-------- Data section
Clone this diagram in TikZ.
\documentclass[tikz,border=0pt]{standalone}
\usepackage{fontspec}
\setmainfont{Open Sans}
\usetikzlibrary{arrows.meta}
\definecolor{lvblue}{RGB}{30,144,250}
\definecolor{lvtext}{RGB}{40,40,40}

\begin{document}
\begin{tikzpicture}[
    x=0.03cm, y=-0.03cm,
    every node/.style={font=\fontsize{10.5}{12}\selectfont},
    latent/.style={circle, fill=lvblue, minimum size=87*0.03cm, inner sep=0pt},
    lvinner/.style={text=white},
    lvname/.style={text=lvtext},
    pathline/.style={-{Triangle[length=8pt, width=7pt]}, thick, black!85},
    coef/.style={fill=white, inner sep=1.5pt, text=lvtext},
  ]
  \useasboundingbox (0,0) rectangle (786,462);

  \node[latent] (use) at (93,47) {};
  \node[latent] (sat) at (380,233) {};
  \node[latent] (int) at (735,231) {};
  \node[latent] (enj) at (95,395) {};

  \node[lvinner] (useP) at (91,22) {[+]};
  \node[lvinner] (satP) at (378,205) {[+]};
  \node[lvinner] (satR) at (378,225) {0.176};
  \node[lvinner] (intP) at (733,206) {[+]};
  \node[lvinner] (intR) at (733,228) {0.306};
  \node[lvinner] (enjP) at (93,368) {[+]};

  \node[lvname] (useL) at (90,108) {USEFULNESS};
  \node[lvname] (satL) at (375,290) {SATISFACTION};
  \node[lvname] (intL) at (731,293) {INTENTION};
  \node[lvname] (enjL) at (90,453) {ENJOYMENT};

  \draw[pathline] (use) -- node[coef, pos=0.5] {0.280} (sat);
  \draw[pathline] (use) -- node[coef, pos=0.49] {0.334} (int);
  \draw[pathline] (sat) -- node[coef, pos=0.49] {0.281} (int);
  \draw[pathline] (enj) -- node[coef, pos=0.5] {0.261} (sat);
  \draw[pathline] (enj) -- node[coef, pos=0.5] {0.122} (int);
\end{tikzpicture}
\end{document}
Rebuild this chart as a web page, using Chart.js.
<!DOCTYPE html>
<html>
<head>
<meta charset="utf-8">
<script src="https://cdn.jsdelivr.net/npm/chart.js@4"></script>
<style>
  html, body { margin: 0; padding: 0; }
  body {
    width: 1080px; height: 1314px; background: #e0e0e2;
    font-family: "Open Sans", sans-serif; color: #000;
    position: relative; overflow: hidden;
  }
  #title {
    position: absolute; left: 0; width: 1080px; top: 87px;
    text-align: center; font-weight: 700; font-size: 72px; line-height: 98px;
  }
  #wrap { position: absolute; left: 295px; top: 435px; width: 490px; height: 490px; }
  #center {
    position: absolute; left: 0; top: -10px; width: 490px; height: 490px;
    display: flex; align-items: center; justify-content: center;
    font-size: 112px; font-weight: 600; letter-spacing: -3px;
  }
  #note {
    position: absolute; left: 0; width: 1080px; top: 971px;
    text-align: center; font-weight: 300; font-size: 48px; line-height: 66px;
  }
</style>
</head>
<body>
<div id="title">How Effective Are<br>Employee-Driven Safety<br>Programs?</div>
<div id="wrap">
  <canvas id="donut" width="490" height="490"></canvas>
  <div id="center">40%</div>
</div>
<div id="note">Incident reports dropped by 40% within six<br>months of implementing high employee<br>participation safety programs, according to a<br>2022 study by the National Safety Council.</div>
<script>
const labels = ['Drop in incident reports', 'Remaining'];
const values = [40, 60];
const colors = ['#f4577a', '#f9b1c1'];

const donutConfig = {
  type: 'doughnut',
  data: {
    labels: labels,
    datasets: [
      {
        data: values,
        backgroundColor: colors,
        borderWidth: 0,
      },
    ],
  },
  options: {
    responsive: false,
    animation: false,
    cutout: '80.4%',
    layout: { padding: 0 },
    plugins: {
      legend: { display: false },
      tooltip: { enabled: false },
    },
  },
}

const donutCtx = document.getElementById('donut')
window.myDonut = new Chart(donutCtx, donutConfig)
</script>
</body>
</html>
----------------
* [Request] In the material above, locate the line containing "Rebuild this chart" and the line containing "const colors = ['#f4577a', '#f9b1c1'];". Transcribe exactly those two lines and every line between them, and nothing more.

* [Output]
Rebuild this chart as a web page, using Chart.js.
<!DOCTYPE html>
<html>
<head>
<meta charset="utf-8">
<script src="https://cdn.jsdelivr.net/npm/chart.js@4"></script>
<style>
  html, body { margin: 0; padding: 0; }
  body {
    width: 1080px; height: 1314px; background: #e0e0e2;
    font-family: "Open Sans", sans-serif; color: #000;
    position: relative; overflow: hidden;
  }
  #title {
    position: absolute; left: 0; width: 1080px; top: 87px;
    text-align: center; font-weight: 700; font-size: 72px; line-height: 98px;
  }
  #wrap { position: absolute; left: 295px; top: 435px; width: 490px; height: 490px; }
  #center {
    position: absolute; left: 0; top: -10px; width: 490px; height: 490px;
    display: flex; align-items: center; justify-content: center;
    font-size: 112px; font-weight: 600; letter-spacing: -3px;
  }
  #note {
    position: absolute; left: 0; width: 1080px; top: 971px;
    text-align: center; font-weight: 300; font-size: 48px; line-height: 66px;
  }
</style>
</head>
<body>
<div id="title">How Effective Are<br>Employee-Driven Safety<br>Programs?</div>
<div id="wrap">
  <canvas id="donut" width="490" height="490"></canvas>
  <div id="center">40%</div>
</div>
<div id="note">Incident reports dropped by 40% within six<br>months of implementing high employee<br>participation safety programs, according to a<br>2022 study by the National Safety Council.</div>
<script>
const labels = ['Drop in incident reports', 'Remaining'];
const values = [40, 60];
const colors = ['#f4577a', '#f9b1c1'];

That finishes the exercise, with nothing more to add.